The UK buy-in and buy-out market has changed in the wake of Solvency II implementation. Insurers writing that business are now looking to have longevity reinsurance and a matching portfolio of assets in place quickly after deals close. This allows them to apply the Solvency II matching adjustment to the new liabilities and ameliorates the effect on their risk margin calculation under the directive ahead of the next quarter-end.

amy-kessler"We realised early in the year that we needed to accommodate this new dynamic where Solvency II was creating an acute timing need for reinsurance to be known and in place at the time large pension deals are concluded," says Amy Kessler (pictured), senior vice president and head of longevity risk transfer at Prudential, based in Newark, New Jersey.

What sets the post-Brexit deal with L&G apart was the speed at which Prudential Financial was able to complete the transaction. The evaluation and feedback process for a deal of this size typically takes six to eight weeks depending on a number of variables, including the quality of the data provided about the liabilities.

"Our ability to respond to L&G's request following the Brexit vote required a significant compression of our process and that was the challenge we were able to respond to," says William McCloskey, vice-president of longevity risk transfer.

To accommodate ICI's timing needs, Prudential reorientated its team and dedicated an entire quarter of its staff to pricing the eight successive tranches of the ICI block.

"We dedicated one segment of our pricing team to do nothing but ICI because we were aware they would come in small tranches, and each one needed a quick binding price, within a few days to a few weeks, so we could move quickly with execution," Kessler says. "We've never dedicated a segment of the reinsurance team to pricing the ongoing pension risk transfer needs of a single scheme before."

Another change for Prudential was its willingness to start evaluating a transaction prior to the mandate of the insurer being granted, as typically the firm is selective about situations where the block is still up for grabs in the insurance community.
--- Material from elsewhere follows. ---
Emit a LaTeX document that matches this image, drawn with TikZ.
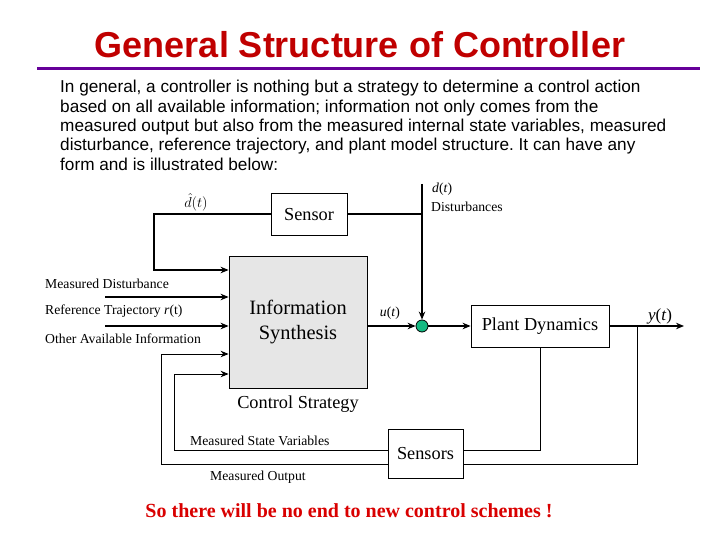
\documentclass[tikz,border=0pt]{standalone}
\usepackage{fontspec}
\setmainfont{Liberation Serif}
\newfontfamily\arialfont{Liberation Sans}
\usetikzlibrary{arrows.meta}
\definecolor{titlered}{RGB}{192,0,0}
\definecolor{rulepurple}{RGB}{102,0,153}
\definecolor{sumgreen}{RGB}{20,185,130}
\definecolor{boxgray}{RGB}{230,230,230}
\frenchspacing
\begin{document}
\begin{tikzpicture}[x=1pt,y=-1pt,>={Stealth[length=8pt,width=6.5pt]},
    blk/.style={draw,line width=0.8pt,inner sep=0pt,font=\fontsize{18.3}{18.3}\selectfont},
    sig/.style={line width=2pt},
    fb/.style={line width=0.9pt},
    lbl/.style={font=\fontsize{13.7}{13.7}\selectfont,inner sep=0pt}]
  \useasboundingbox (0,0) rectangle (720,540);
  % heading and text
  \node[font=\arialfont\bfseries\fontsize{36}{36}\selectfont,text=titlered] (title) at (360,45) {General Structure of Controller};
  \draw[rulepurple,line width=3pt] (37,69) -- (700,69);
  \node[anchor=north west,inner sep=0pt,align=left,font=\arialfont\fontsize{17.2}{19.4}\selectfont] (txt) at (60,80)
    {In general, a controller is nothing but a strategy to determine a control action\\
     based on all available information; information not only comes from the\\
     measured output but also from the measured internal state variables, measured\\
     disturbance, reference trajectory, and plant model structure. It can have any\\
     form and is illustrated below:};
  % blocks
  \node[blk,minimum width=76pt,minimum height=42pt] (snsr) at (309,214.5) {Sensor};
  \node[blk,fill=boxgray,minimum width=138pt,minimum height=132pt,align=center,font=\fontsize{20.4}{25}\selectfont] (info) at (298,322) {Information\\Synthesis};
  \node[blk,minimum width=138pt,minimum height=42pt] (plant) at (540,326) {Plant Dynamics};
  \node[blk,minimum width=75pt,minimum height=49pt] (sens) at (425.5,453.5) {Sensors};
  \node[circle,draw,fill=sumgreen,line width=0.8pt,minimum size=12pt,inner sep=0pt] (sum) at (422,326) {};
  % free ends
  \coordinate (dh) at (154,270);
  \coordinate (md) at (105,297);
  \coordinate (rt) at (105,326);
  \coordinate (dist) at (422,184);
  \coordinate (br) at (637,326);
  \coordinate (yout) at (684,326);
  \coordinate (msv) at (174,450);
  \coordinate (mo) at (161,464);
  % signals
  \draw[sig,->] (snsr.west) -| (dh) -- (dh -| info.west);
  \draw[sig] (snsr.east) -- (snsr.east -| sum);
  \draw[sig,->] (dist) -- (sum.north);
  \draw[sig,->] (md) -- (md -| info.west);
  \draw[sig,->] (rt) -- (rt -| info.west);
  \draw[sig,->] (info.east |- sum) -- (sum.west);
  \draw[sig,->] (sum.east) -- (plant.west);
  \draw[sig,->] (plant.east) -- (yout);
  % feedback loops
  \draw[fb] (plant.south) |- (sens.east |- msv);
  \draw[fb] (br) |- (sens.east |- mo);
  \draw[fb,->] (sens.west |- msv) -- (msv) |- (info.west |- 0,374);
  \draw[fb,->] (sens.west |- mo) -- (mo) |- (info.west |- 0,354);
  % labels
  \node[lbl,anchor=south] (dhl) at (196,211) {$\hat{d}(t)$};
  \node[lbl,anchor=west] (dl) at (432,189) {\textit{d}(\textit{t})};
  \node[lbl,anchor=west] (distl) at (431,207) {Disturbances};
  \node[lbl,anchor=west] (mdl) at (45,284) {Measured Disturbance};
  \node[lbl,anchor=west] (rtl) at (45,311) {Reference Trajectory \textit{r}(t)};
  \node[lbl,anchor=west] (oai) at (45,339) {Other Available Information};
  \node[lbl] (ul) at (390,313) {\textit{u}(\textit{t})};
  \node[lbl,font=\fontsize{17}{17}\selectfont] (yl) at (660,316) {\textit{y}(\textit{t})};
  \node[font=\fontsize{18.3}{18.3}\selectfont,inner sep=0pt] (cs) at (298,404) {Control Strategy};
  \node[lbl,anchor=west] (msvl) at (190,441) {Measured State Variables};
  \node[lbl,anchor=west] (mol) at (210,477) {Measured Output};
  \node[font=\bfseries\fontsize{20}{20}\selectfont,text=red!85!black,inner sep=0pt] (note) at (349,511) {So there will be no end to new control schemes !};
\end{tikzpicture}
\end{document}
However, the firm saw the need to respond to the challenges of Solvency II by changing its practice to provide feedback on a real-time basis.
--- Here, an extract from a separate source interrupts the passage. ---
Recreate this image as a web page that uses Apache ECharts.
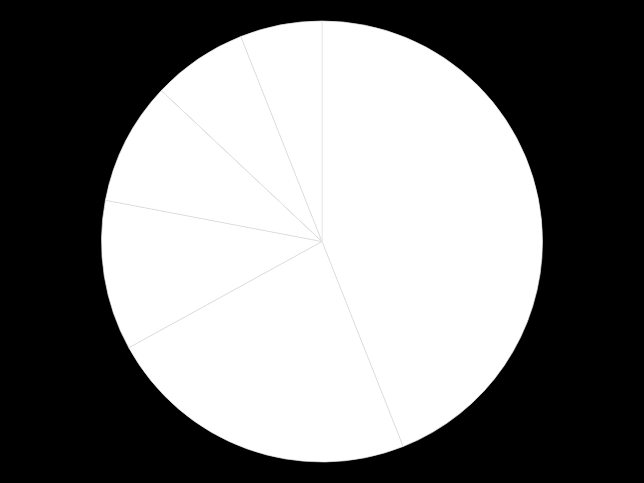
<!DOCTYPE html>
<html>
<head>
<meta charset="utf-8">
<script src="https://cdn.jsdelivr.net/npm/echarts@6/dist/echarts.min.js"></script>
<style>
html,body{margin:0;padding:0;background:#000;}
#main{width:644px;height:483px;}
</style>
</head>
<body>
<div id="main"></div>
<script>
var categories = ['A', 'B', 'C', 'D', 'E', 'F'];
var values = [44, 23, 11, 9, 7, 6];

var chart = echarts.init(document.getElementById('main'));
chart.setOption({
  backgroundColor: '#000000',
  animation: false,
  series: [{
    type: 'pie',
    center: ['50%', '50%'],
    radius: ['0%', '91.3%'],
    startAngle: 90,
    clockwise: true,
    label: { show: false },
    labelLine: { show: false },
    itemStyle: { color: '#ffffff', borderColor: '#e2e2e2', borderWidth: 0.7 },
    emphasis: { disabled: true },
    data: categories.map(function (c, i) { return { name: c, value: values[i] }; })
  }]
});
</script>
</body>
</html>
The firm plans to continue to support the UK pension and insurer community in buy-in and buy-out transactions with rapid pricing and certain execution wherever possible.

The transaction was completed just after the Brexit vote when widening credit spreads created a brief window to execute the buy-in at more favourable levels for both L&G and ICI.

"In a risk-off environment, people in the markets were directionally fearful and all three of us realised that what professional investors and insurance companies should be doing when other people are losing their heads is taking a calm view and executing in that volatility," says Kerrigan Procter, managing director of L&G retirement. "It was quite an incredible pace for a $1 billion (£750 million) deal."

"The reason we were able to do it is because we work closely in partnership with insurers and consultants that work with the pension schemes, so we know what the deals and objectives will be and we try to be ready and as nimble as possible," Kessler says.